▸ **What to do**:
Using the material below, print a verbatim copy of every line from the one containing "Output the LaTeX" through the one containing "(1396,10) -- (1396,978);", inclusive, and omit the pictures.

▸ **Stored records**:
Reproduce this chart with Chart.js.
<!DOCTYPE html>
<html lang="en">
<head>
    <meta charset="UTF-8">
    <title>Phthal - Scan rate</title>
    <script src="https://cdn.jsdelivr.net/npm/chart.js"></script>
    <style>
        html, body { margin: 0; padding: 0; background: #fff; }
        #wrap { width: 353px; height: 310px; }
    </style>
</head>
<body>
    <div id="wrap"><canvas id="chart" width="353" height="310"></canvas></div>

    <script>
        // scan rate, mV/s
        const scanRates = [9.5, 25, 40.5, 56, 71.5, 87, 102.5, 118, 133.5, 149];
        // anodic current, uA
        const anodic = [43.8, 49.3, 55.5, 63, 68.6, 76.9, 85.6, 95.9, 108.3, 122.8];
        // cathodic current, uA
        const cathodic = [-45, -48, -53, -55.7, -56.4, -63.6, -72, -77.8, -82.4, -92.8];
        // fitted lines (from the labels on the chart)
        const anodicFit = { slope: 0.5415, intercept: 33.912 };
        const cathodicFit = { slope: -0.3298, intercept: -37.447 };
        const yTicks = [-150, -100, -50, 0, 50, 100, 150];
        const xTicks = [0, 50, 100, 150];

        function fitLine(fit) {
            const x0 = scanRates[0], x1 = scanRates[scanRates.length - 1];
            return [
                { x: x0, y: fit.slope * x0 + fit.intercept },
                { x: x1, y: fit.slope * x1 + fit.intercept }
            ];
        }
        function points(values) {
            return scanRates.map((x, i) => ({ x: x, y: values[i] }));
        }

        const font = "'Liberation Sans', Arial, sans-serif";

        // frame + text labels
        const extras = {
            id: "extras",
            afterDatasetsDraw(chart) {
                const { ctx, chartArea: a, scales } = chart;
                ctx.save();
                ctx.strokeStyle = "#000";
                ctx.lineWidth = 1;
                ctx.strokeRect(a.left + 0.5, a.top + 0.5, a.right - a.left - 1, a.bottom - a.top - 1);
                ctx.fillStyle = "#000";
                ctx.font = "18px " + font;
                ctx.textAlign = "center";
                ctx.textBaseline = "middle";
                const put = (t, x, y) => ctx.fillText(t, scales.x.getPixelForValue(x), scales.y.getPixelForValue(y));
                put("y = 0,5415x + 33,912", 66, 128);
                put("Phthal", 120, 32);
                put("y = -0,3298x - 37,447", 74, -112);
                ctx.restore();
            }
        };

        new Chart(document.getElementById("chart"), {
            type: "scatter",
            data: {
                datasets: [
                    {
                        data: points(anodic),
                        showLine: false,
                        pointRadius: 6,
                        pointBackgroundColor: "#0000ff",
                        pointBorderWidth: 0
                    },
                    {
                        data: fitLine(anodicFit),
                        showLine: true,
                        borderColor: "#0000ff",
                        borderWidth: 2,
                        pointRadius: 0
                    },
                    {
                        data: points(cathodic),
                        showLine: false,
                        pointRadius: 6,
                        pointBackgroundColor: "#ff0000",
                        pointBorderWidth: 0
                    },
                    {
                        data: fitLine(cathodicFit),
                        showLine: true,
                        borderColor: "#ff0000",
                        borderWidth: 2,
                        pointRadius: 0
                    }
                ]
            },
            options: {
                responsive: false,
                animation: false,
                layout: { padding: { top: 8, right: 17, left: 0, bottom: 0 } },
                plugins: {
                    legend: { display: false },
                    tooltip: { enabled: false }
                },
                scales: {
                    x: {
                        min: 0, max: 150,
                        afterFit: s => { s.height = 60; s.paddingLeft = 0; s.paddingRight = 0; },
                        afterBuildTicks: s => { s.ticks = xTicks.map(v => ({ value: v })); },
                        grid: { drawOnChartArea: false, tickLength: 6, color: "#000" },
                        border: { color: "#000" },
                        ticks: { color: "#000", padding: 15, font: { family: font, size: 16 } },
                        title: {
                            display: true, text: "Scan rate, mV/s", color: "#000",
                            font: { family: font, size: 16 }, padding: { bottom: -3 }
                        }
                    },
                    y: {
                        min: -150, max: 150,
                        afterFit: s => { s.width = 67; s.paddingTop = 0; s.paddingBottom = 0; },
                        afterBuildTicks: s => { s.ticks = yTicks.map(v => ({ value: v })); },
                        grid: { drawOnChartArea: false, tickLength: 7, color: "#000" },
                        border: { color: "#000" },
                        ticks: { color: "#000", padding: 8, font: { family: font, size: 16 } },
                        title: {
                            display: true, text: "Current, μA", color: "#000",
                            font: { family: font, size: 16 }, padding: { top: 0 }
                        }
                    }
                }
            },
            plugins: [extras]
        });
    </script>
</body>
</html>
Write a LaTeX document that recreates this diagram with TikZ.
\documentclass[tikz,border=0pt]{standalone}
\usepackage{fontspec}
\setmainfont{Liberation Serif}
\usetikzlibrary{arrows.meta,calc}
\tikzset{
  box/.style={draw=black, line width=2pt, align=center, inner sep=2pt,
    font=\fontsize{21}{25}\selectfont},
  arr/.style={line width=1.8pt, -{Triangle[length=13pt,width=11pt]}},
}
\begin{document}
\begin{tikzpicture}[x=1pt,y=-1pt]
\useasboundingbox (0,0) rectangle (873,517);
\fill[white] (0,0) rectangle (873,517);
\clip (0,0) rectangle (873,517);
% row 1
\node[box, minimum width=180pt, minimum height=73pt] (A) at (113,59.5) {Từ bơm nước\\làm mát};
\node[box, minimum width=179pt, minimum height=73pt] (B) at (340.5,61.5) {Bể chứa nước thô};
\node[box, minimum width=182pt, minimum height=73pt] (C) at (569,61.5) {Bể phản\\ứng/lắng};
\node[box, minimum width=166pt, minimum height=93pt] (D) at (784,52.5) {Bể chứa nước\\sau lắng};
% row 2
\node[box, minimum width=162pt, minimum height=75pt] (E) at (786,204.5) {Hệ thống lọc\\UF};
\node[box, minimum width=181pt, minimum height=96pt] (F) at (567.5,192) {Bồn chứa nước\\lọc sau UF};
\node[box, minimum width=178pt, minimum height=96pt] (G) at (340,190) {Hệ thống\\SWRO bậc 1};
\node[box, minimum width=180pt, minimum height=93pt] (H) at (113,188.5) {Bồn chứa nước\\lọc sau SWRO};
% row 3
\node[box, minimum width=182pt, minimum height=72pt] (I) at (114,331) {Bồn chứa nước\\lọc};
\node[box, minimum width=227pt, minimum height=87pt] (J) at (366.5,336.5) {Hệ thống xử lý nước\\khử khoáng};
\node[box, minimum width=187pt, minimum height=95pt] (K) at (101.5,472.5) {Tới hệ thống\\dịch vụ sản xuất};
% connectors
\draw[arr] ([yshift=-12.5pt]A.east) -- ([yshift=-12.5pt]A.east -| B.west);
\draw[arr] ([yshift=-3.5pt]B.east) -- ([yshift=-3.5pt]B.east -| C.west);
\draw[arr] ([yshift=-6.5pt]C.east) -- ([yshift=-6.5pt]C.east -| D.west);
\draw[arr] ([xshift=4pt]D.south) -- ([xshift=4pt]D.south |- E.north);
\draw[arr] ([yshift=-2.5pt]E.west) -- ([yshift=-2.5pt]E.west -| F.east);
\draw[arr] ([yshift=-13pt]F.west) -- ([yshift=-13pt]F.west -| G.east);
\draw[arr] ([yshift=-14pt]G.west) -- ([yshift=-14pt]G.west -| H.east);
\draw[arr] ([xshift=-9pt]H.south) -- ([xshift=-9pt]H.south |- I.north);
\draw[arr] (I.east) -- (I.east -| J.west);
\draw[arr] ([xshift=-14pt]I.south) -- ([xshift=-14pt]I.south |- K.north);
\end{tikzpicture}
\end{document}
==
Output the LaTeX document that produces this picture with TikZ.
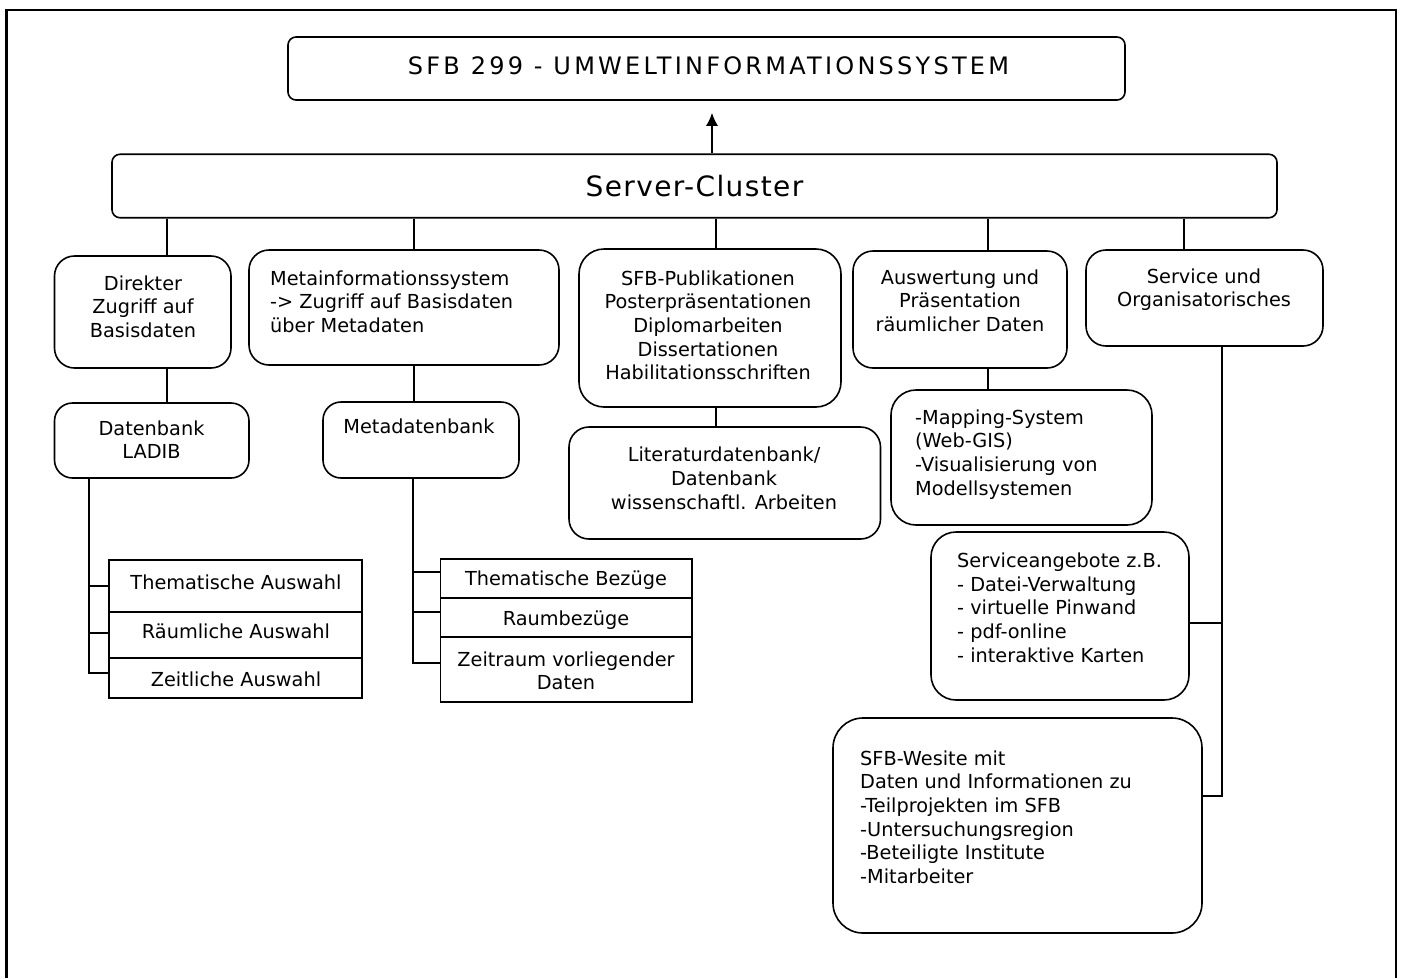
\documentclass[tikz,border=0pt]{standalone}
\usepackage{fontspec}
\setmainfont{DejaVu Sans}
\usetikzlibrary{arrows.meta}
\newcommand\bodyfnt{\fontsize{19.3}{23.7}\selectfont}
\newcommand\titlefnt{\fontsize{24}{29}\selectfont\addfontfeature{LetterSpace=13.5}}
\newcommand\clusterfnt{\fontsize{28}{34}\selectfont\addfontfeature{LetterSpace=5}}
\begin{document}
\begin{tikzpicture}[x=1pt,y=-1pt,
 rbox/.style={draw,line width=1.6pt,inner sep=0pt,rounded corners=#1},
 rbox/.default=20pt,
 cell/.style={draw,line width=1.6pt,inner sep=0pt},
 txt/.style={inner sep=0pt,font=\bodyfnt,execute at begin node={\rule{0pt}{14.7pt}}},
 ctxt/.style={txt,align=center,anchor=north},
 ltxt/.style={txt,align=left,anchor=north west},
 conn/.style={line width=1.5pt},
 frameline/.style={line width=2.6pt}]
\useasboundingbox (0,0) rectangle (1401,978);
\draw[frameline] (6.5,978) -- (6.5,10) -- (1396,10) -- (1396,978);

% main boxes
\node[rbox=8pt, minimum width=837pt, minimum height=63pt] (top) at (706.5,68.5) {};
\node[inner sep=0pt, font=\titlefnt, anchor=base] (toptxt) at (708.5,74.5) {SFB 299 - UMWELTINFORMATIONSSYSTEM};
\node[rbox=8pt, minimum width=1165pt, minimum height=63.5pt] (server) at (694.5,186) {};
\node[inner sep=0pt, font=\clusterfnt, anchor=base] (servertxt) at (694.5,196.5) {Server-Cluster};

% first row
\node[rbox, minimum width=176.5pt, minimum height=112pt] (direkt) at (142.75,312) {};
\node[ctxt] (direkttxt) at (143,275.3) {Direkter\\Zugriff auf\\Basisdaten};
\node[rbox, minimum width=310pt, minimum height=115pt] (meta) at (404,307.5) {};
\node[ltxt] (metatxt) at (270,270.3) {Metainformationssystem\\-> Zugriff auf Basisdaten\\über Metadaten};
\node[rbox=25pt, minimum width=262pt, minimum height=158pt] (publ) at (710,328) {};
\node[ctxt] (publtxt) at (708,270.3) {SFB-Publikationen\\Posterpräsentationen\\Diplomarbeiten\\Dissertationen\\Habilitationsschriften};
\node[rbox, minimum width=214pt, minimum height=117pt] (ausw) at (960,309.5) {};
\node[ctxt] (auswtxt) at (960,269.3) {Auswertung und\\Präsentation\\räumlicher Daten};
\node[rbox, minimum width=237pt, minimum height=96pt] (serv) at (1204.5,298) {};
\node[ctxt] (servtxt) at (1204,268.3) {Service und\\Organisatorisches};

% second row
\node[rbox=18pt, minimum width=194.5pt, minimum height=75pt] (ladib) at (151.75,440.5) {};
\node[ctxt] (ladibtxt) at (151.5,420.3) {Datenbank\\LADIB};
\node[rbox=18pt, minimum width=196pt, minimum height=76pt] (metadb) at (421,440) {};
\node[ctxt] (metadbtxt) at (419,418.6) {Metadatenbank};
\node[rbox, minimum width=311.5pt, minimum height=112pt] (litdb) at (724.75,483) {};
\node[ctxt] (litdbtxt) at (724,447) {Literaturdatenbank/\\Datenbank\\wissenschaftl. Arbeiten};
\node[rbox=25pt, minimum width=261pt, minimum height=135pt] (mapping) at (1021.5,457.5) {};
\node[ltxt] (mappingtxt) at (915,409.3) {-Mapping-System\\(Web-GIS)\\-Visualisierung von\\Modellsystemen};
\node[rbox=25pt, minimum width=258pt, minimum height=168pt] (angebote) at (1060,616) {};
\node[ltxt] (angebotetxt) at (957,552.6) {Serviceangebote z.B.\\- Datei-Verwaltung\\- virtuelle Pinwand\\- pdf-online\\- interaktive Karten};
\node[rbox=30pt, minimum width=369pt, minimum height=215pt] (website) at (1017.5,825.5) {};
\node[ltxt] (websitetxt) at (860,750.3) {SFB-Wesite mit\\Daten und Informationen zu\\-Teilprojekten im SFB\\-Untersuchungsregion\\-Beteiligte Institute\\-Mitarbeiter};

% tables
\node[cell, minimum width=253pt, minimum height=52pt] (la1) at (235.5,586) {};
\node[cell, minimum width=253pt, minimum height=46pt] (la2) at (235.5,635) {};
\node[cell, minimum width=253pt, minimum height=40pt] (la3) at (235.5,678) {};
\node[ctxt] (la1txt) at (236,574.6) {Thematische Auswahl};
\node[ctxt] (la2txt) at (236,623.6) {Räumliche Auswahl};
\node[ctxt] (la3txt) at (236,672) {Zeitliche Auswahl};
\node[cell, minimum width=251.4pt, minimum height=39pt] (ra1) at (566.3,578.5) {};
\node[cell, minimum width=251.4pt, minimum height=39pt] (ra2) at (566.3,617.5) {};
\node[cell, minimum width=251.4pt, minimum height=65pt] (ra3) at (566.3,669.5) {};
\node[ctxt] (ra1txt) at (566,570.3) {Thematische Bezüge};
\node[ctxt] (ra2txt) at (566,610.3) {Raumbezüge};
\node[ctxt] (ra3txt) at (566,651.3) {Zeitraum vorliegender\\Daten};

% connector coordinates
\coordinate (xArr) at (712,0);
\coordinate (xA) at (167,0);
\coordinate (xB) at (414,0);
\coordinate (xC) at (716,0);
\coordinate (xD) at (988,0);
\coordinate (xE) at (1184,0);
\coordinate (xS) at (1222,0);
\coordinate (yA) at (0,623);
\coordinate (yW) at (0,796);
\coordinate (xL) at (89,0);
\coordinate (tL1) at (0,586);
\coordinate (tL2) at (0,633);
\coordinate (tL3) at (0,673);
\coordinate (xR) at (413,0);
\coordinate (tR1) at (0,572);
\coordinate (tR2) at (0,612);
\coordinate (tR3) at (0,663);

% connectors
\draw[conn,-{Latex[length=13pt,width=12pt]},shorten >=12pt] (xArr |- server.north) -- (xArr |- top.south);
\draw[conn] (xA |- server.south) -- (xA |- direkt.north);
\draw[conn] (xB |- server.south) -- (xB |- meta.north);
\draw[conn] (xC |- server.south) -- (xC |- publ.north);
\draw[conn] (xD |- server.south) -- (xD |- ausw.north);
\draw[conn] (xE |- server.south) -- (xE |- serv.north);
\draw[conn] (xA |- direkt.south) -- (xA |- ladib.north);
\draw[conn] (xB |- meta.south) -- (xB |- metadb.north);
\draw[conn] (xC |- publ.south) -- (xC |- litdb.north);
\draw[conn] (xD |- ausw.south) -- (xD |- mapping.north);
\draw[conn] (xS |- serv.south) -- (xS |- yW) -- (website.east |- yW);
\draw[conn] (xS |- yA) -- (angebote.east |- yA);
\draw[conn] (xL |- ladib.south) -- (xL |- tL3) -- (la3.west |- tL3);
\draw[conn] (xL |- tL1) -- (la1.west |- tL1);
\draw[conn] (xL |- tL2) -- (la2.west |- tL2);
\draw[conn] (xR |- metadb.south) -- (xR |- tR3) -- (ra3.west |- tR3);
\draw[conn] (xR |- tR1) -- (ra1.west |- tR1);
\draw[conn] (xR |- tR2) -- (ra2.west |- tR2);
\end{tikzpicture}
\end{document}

▸ **Result of this task**:
Output the LaTeX document that produces this picture with TikZ.
\documentclass[tikz,border=0pt]{standalone}
\usepackage{fontspec}
\setmainfont{DejaVu Sans}
\usetikzlibrary{arrows.meta}
\newcommand\bodyfnt{\fontsize{19.3}{23.7}\selectfont}
\newcommand\titlefnt{\fontsize{24}{29}\selectfont\addfontfeature{LetterSpace=13.5}}
\newcommand\clusterfnt{\fontsize{28}{34}\selectfont\addfontfeature{LetterSpace=5}}
\begin{document}
\begin{tikzpicture}[x=1pt,y=-1pt,
 rbox/.style={draw,line width=1.6pt,inner sep=0pt,rounded corners=#1},
 rbox/.default=20pt,
 cell/.style={draw,line width=1.6pt,inner sep=0pt},
 txt/.style={inner sep=0pt,font=\bodyfnt,execute at begin node={\rule{0pt}{14.7pt}}},
 ctxt/.style={txt,align=center,anchor=north},
 ltxt/.style={txt,align=left,anchor=north west},
 conn/.style={line width=1.5pt},
 frameline/.style={line width=2.6pt}]
\useasboundingbox (0,0) rectangle (1401,978);
\draw[frameline] (6.5,978) -- (6.5,10) -- (1396,10) -- (1396,978);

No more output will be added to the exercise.